Para enviar astronautas preparados para explorar Marte, o programa Apollo é um bom modelo, disse Jim Head, geólogo da Brown University, que ajudou a treinar os astronautas da Apollo. “Nossa estratégia era chamada t-cubed: treiná-los, confiar neles e deixá-los livres” Embora cada uma das expedições lunares fossem planejadas, os astronautas tinham confiança para usar seu julgamento. O astronauta David Scott da Apollo 15, por exemplo, encontrou uma pedaço de crosta lunar profunda que os pesquisadores esperavam encontrar embora não tivessem planejado. “Ele o viu a três metros de distância”, disse Head. “Ele o viu brilhar e o reconheceu imediatamente. Isso é exploração”.
Apesar da falta de objetivos claros para uma excursão a Marte, a NASA está preparando o futuro. A cápsula tripulada Orion já foi para o espaço uma vez; em 2014, um foguete Delta IV Heavy lançou a Orion sem tripulação a 5800 km no espaço antes de cair no Oceano Pacífico. E a construção do Space Launch System, um foguete destinado a lançar seres humanos para a Lua e Marte, está em curso. O primeiro voo de teste, previsto para Outubro de 2018, irá enviar a Orion em uma viagem não tripulada de vários dias ao redor da lua. A NASA espera colocar astronautas a bordo para a órbita lunar em 2021.
Enquanto isso, a tripulação a bordo da International Space Station está testando tecnologias que irão manter os seres humanos saudáveis e felizes durante uma viagem interplanetária.
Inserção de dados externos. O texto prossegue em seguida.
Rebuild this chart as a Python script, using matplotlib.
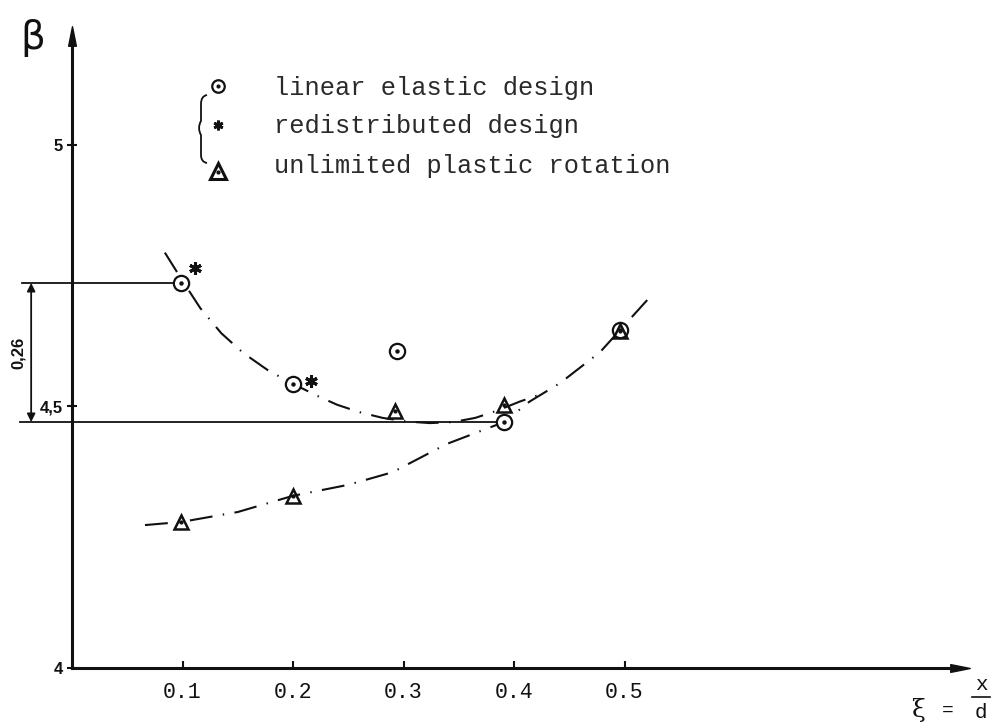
import matplotlib
matplotlib.use('Agg')
import matplotlib.pyplot as plt
from matplotlib.path import Path
from matplotlib.patches import PathPatch

# ---------------- data ----------------
xi_elastic = [0.099, 0.200, 0.294, 0.391, 0.496]
beta_elastic = [4.736, 4.543, 4.606, 4.470, 4.646]

xi_redist = [0.111, 0.216]
beta_redist = [4.765, 4.549]

xi_plastic = [0.099, 0.200, 0.292, 0.391, 0.496]
beta_plastic = [4.279, 4.329, 4.491, 4.503, 4.644]

# dash-dot trend curves
curve1_xi = [0.084, 0.100, 0.116, 0.135, 0.155, 0.178, 0.202, 0.222, 0.240, 0.260,
             0.281, 0.303, 0.324, 0.345, 0.365, 0.385, 0.405, 0.428]
curve1_beta = [4.794, 4.740, 4.688, 4.640, 4.602, 4.568, 4.541, 4.520, 4.503, 4.489,
               4.478, 4.471, 4.468, 4.470, 4.478, 4.492, 4.509, 4.526]

curve2_xi = [0.066, 0.099, 0.150, 0.200, 0.250, 0.290, 0.339, 0.391, 0.414,
             0.442, 0.478, 0.496, 0.523]
curve2_beta = [4.273, 4.279, 4.298, 4.329, 4.350, 4.374, 4.428, 4.470, 4.509,
               4.545, 4.604, 4.646, 4.709]

x_ticks = [0.1, 0.2, 0.3, 0.4, 0.5]
x_tick_labels = ['0.1', '0.2', '0.3', '0.4', '0.5']
y_ticks = [4.0, 4.5, 5.0]
y_tick_labels = ['4', '4,5', '5']

legend_labels = ['linear elastic design', 'redistributed design',
                 'unlimited plastic rotation']
diff_label = '0,26'

# ---------------- figure ----------------
W, H = 992, 728
fig = plt.figure(figsize=(W / 100, H / 100), dpi=100)
ax = fig.add_axes([0, 0, 1, 1])
ax.set_xlim(-0.0652, 0.8326)
ax.set_ylim(3.885, 5.277)
ax.patch.set_alpha(0)

def P(px, py):
    return (px / W, 1 - py / H)

mono = 'Liberation Mono'
ink = '#111111'

# axes (spines through origin)
for s in ['top', 'right']:
    ax.spines[s].set_visible(False)
ax.spines['left'].set_position(('data', 0))
ax.spines['bottom'].set_position(('data', 4))
ax.spines['left'].set_bounds(4, 5.19)
ax.spines['bottom'].set_bounds(0, 0.80)
for s in ['left', 'bottom']:
    ax.spines[s].set_linewidth(2.2)
    ax.spines[s].set_color(ink)

up = Path([(-0.4, -1), (0, 1), (0.4, -1), (-0.4, -1)],
          [Path.MOVETO, Path.LINETO, Path.LINETO, Path.CLOSEPOLY])
right = Path([(-1, -0.4), (1, 0), (-1, 0.4), (-1, -0.4)],
             [Path.MOVETO, Path.LINETO, Path.LINETO, Path.CLOSEPOLY])
ax.plot([0], [5.208], marker=up, ms=14, color=ink, clip_on=False)
ax.plot([0.804], [4], marker=right, ms=14, color=ink, clip_on=False)

ax.set_xticks(x_ticks)
ax.set_xticklabels(x_tick_labels, fontfamily=mono, fontsize=15.5, color='#222222')
ax.tick_params(axis='x', direction='in', length=5, width=1.5, pad=10, colors=ink)
ax.set_yticks(y_ticks)
ax.set_yticklabels(y_tick_labels, fontfamily='Liberation Sans', fontweight='bold', fontsize=12)
ax.tick_params(axis='y', direction='inout', length=7, width=1.5, pad=3, colors=ink)

# axis labels
fig.text(*P(33, 38), 'β', fontsize=28, ha='center', va='center', color=ink,
         fontfamily='DejaVu Sans')
fig.text(*P(919, 710), 'ξ', fontsize=18, ha='center', va='center', color=ink,
         fontfamily='DejaVu Serif')
fig.text(*P(948, 710), '=', fontsize=14, ha='center', va='center', color=ink,
         fontfamily=mono)
fig.text(*P(981, 684), 'x', fontsize=15, ha='center', va='center', color=ink,
         fontfamily=mono)
fig.text(*P(981, 712), 'd', fontsize=15, ha='center', va='center', color=ink,
         fontfamily=mono)
fig.add_artist(plt.Line2D([972 / W, 990 / W], [1 - 697 / H, 1 - 697 / H],
                          color=ink, lw=1.2))

# trend curves
dd = (0, (11, 5, 0.7, 5))
ax.plot(curve1_xi, curve1_beta, color=ink, lw=1.5, linestyle=dd)
ax.plot(curve2_xi, curve2_beta, color=ink, lw=1.5, linestyle=dd)

# reference lines and dimension
ax.plot([-0.045, xi_elastic[0]], [beta_elastic[0]] * 2, color=ink, lw=1.3)
ax.plot([-0.047, xi_elastic[3]], [beta_elastic[3]] * 2, color=ink, lw=1.3)
ax.annotate('', xy=(-0.037, beta_elastic[0]), xytext=(-0.037, beta_elastic[3]),
            arrowprops=dict(arrowstyle='<|-|>', color=ink, lw=1.3,
                            mutation_scale=12, shrinkA=0, shrinkB=0))
ax.text(-0.049, (beta_elastic[0] + beta_elastic[3]) / 2, diff_label, rotation=90,
        ha='center', va='center', fontsize=12, fontweight='bold',
        fontfamily='Liberation Sans', color=ink)

# markers
ax.plot(xi_elastic, beta_elastic, linestyle='none', marker='o', ms=11,
        mfc='white', mec=ink, mew=1.6, zorder=5)
ax.plot(xi_elastic, beta_elastic, linestyle='none', marker='o', ms=2.2,
        color=ink, zorder=6)
ax.plot(xi_plastic, beta_plastic, linestyle='none', marker='^', ms=10,
        mfc='none', mec=ink, mew=1.8, zorder=7)
ax.plot(xi_plastic, beta_plastic, linestyle='none', marker='o', ms=2.0,
        color=ink, zorder=7)
ax.plot(xi_redist, beta_redist, linestyle='none', marker=(6, 2, 0), ms=9,
        mec=ink, mew=2.2, zorder=6)

# legend (manual)
lx = 218 / W
ly = [1 - 86 / H, 1 - 125 / H, 1 - 172 / H]
fig.add_artist(plt.Line2D([lx], [ly[0]], marker='o', ms=9, mfc='white',
                          mec=ink, mew=1.6, linestyle='none'))
fig.add_artist(plt.Line2D([lx], [ly[0]], marker='o', ms=2, color=ink,
                          linestyle='none'))
fig.add_artist(plt.Line2D([lx], [ly[1]], marker=(6, 2, 0), ms=7, mec=ink,
                          mew=2.0, linestyle='none'))
fig.add_artist(plt.Line2D([lx], [ly[2] + 0.002], marker='^', ms=11, mfc='none',
                          mec=ink, mew=2.2, linestyle='none'))
fig.add_artist(plt.Line2D([lx], [ly[2]], marker='o', ms=2, color=ink,
                          linestyle='none'))
text_y = [88, 126, 166]
for lab, ty in zip(legend_labels, text_y):
    fig.text(274 / W, 1 - ty / H, lab, fontsize=18.3, fontfamily=mono,
             ha='left', va='center', color='#2a2a2a')

# thin hand-drawn brace
bv = [P(207, 95), P(202, 97), P(202, 104), P(202, 121), P(197, 128),
      P(202, 135), P(202, 155), P(202, 161), P(207, 163)]
bc = [Path.MOVETO, Path.CURVE3, Path.CURVE3, Path.LINETO, Path.CURVE3,
      Path.CURVE3, Path.LINETO, Path.CURVE3, Path.CURVE3]
bv2 = [P(207, 95), P(201, 96), P(201, 104), P(201, 121), P(197, 128),
       P(201, 135), P(201, 155), P(201, 162), P(207, 163)]
fig.add_artist(PathPatch(Path(bv2, bc), fill=False, edgecolor=ink, lw=1.3,
                         transform=fig.transFigure))

fig.savefig('out.png', dpi=100, facecolor='white')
O astronauta Scott Kelly completou recentemente uma estadia de quase um ano na estação com a intenção de revelar os efeitos das viagens espaciais de longa duração sobre o corpo humano. E no dia 10 de abril, um habitat protótipo inflável – o Bigelow Expandable Activity Module – chegou à ISS e foi anexado a um porto de ancoragem seis dias depois. A tripulação da estação irá inflar o módulo pela primeira vez no dia 26 de maio. Ninguém vai viver nele, mas ao longo dos próximos dois anos os astronautas irão recolher dados sobre o quão bem o habitat lida com radiação, temperaturas extremas e lixo espacial.
Além disso, os planos não estão definidos. A ideia geral é a construção de um posto avançado em órbita da lua como um teste e preparar o solo a partir do final década de 2020. A primeira tripulação a Marte pode pousar no planeta – ou talvez não. Uma ideia é montar um acampamento em órbita de Marte; a partir daí, os astronautas poderiam operar robôs na superfície, sem longos atrasos de comunicação. Outra ideia é os humanos aterrissarem em uma das duas luas de Marte, Phobos ou Deimos. Quando as tripulações forem para a superfície de Marte, a NASA prevê o estabelecimento de uma base a partir da qual os astronautas poderiam planejar expedições.
Com tão poucos detalhes, é difícil para a agência espacial identificar tecnologias específicas para investir. “Houve muitos estudos – mas o problema é que só dá para estudar mesmo”, disse Bret Drake, engenheiro na Aerospace Corp., em El Segundo, Califórnia. “Mas além dos estudos, há um monte de coisas em comum entre os projetos, não importa o caminho que você tome”.
Qualquer missão a Marte terá que assegurar os astronautas por cerca de 500 a 1000 dias. A missão terá que lidar com atrasos de comunicação de ida e volta de até 42 minutos. Precisará de capacidade para pousar cargas com cerca de 40 toneladas na superfície de Marte (missões robóticas atuais conseguem pousar cargas com cerca de uma tonelada). Viver da terra também é fundamental, fazendo uso de água local e minerais. E os astronautas precisam ser capazes de dirigir e explorar. “Queremos pousar em um lugar seguro, geologicamente plano, mas queremos ir para locais emocionantes”, disse Drake.
Os desafios técnicos e logísticos podem ser a parte mais fácil. “Nós sabemos o suficiente para conseguir isso”, diz Ramirez. “O maior problema é a vontade política”. O congresso precisa assinar o financiamento desta aventura (na NASA ainda nem apresentou um orçamento – deverá estar na casa das centenas de bilhões de dólares), e as administrações futuras poderiam decidir aborta-la.
Vários oradores no encontro salientaram a importância do uso de tecnologia atuais ou em desenvolvimento – nenhum motor exótico ou habitats de gravidade artificial por enquanto. E uma série de pequenas missões – pequenos viagens para a Lua e para um asteroide antes de pensar em Marte – poderiam mostrar o progresso que pode ajudar a manter o impulso (e o interesse público) vivo.
“Nós pensávamos que ir à Lua era impossível, mas chegamos lá”, diz Ramirez. “Se nos dedicarmos como uma nação para fazer algo louco, vamos fazer. Eu não tenho dúvidas”.